§ **What is required**
Each line of the material below that holds the word "this" needs to be copied.

§ **Source records**
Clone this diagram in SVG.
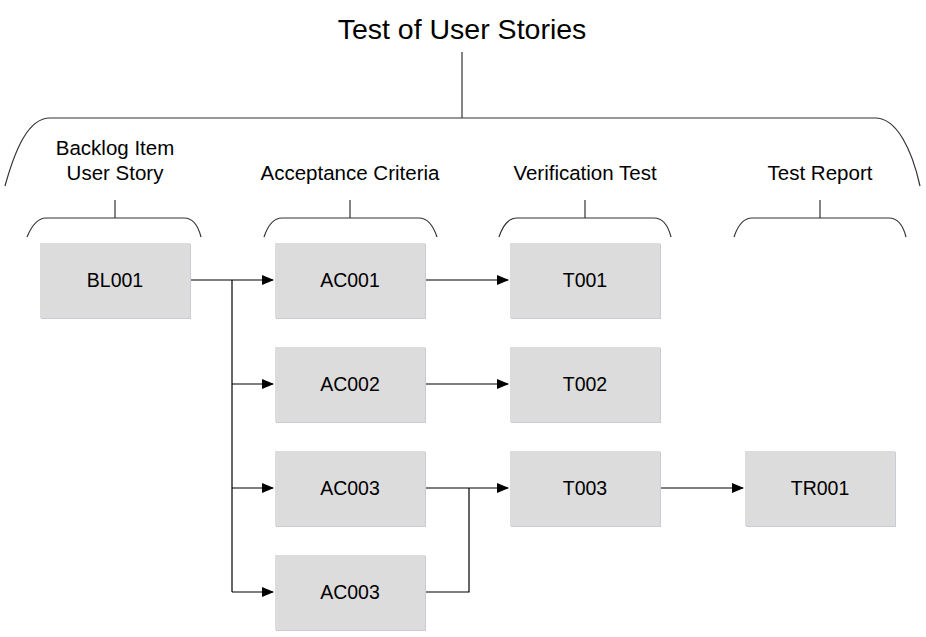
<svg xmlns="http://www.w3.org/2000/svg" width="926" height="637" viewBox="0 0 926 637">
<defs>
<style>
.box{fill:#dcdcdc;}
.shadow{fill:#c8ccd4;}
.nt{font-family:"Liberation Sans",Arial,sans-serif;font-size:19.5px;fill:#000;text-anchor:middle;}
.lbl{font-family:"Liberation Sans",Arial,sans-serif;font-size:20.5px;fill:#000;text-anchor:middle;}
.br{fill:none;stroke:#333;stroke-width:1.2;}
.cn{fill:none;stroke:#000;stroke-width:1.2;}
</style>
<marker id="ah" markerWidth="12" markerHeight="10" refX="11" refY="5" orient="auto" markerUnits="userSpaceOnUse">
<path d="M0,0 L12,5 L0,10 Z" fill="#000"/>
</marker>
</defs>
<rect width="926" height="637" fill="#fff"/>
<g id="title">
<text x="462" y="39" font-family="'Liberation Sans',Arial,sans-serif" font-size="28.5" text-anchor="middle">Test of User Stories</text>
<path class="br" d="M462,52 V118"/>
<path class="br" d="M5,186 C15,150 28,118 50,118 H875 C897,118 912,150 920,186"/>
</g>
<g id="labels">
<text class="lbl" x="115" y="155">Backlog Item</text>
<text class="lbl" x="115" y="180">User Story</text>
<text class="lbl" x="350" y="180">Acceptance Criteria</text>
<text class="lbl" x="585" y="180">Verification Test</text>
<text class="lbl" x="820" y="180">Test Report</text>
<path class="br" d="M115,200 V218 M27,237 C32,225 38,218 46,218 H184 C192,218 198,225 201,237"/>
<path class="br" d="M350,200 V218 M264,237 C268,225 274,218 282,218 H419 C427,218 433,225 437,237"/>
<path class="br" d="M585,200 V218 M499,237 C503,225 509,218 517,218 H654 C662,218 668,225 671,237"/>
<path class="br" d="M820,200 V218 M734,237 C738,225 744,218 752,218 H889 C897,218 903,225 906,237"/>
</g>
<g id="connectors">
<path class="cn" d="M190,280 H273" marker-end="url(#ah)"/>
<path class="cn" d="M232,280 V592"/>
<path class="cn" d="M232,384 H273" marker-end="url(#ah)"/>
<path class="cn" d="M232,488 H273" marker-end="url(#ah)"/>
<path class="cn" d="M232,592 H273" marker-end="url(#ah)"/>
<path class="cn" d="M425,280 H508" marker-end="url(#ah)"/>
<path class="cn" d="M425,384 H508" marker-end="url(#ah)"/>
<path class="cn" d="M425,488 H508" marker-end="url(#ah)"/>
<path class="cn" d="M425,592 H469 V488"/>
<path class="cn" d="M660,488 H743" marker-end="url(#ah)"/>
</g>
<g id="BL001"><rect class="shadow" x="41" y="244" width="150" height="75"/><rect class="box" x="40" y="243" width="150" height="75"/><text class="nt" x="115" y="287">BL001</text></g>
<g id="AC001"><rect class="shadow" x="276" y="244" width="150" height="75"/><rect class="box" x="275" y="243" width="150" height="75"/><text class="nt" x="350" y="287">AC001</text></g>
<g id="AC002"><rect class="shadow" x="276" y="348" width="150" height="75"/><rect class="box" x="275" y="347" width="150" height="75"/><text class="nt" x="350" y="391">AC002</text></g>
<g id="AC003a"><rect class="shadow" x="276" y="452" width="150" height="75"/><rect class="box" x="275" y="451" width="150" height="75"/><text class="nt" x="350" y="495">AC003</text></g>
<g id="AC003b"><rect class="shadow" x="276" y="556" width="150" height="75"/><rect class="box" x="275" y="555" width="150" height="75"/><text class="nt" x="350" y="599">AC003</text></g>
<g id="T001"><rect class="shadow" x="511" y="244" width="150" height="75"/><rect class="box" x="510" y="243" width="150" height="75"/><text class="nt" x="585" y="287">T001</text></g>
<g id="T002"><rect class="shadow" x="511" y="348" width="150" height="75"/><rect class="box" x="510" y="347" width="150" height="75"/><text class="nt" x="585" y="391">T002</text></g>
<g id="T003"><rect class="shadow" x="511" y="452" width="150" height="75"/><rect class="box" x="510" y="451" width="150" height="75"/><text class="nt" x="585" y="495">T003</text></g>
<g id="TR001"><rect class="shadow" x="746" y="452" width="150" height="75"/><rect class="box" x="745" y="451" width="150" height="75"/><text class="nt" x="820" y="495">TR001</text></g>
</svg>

* * *

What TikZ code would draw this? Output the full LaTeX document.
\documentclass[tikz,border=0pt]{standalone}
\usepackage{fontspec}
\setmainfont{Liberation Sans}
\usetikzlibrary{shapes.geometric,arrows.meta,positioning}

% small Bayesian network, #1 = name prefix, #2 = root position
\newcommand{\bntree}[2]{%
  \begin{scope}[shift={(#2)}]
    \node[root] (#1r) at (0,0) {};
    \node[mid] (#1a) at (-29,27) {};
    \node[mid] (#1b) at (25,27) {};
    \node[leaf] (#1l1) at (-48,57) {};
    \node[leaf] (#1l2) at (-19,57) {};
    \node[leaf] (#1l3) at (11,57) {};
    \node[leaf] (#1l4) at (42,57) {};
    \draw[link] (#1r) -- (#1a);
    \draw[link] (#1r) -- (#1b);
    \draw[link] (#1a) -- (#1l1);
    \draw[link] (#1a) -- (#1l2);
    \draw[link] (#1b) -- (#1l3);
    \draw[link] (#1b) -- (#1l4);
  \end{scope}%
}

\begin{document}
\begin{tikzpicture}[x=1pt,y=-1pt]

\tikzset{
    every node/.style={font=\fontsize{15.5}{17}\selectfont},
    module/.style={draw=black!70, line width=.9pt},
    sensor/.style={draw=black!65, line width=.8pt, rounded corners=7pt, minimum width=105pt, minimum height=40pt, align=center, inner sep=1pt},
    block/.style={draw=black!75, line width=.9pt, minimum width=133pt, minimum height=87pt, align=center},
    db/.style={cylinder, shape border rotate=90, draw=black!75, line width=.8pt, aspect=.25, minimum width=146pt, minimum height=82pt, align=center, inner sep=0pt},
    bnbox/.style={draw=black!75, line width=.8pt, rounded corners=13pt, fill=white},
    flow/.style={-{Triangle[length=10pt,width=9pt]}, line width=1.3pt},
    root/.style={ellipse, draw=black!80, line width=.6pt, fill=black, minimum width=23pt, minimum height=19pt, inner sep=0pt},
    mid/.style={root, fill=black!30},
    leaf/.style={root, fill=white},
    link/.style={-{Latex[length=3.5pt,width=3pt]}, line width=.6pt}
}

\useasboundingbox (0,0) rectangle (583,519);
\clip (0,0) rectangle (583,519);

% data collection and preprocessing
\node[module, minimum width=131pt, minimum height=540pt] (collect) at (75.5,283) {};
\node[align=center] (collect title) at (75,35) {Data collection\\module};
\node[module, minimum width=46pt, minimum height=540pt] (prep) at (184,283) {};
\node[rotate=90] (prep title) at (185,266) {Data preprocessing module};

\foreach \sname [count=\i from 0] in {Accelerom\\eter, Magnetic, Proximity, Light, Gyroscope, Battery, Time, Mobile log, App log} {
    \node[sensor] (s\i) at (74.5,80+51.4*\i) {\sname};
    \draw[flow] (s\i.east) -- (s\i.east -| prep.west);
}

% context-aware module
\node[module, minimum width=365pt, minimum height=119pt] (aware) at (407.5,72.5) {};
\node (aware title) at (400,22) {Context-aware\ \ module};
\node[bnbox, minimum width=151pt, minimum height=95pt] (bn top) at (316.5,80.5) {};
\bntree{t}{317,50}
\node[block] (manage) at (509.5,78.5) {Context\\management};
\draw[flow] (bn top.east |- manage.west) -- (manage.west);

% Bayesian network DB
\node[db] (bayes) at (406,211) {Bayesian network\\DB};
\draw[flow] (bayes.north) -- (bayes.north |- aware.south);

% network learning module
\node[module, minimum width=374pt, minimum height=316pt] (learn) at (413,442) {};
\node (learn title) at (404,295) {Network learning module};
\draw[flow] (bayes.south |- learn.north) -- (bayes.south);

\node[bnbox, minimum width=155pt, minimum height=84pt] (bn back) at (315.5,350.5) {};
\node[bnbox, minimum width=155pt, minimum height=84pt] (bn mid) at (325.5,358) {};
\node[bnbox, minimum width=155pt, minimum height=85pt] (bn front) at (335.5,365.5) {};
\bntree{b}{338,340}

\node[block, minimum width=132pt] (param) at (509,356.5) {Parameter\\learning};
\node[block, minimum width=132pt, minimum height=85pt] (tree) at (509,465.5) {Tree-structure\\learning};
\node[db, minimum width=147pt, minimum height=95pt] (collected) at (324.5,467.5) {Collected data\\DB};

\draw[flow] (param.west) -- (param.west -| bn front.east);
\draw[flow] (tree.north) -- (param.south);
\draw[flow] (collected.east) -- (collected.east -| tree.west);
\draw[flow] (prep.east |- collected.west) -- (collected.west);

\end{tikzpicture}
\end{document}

§ **Solved exercise**
Clone this diagram in SVG.
What TikZ code would draw this? Output the full LaTeX document.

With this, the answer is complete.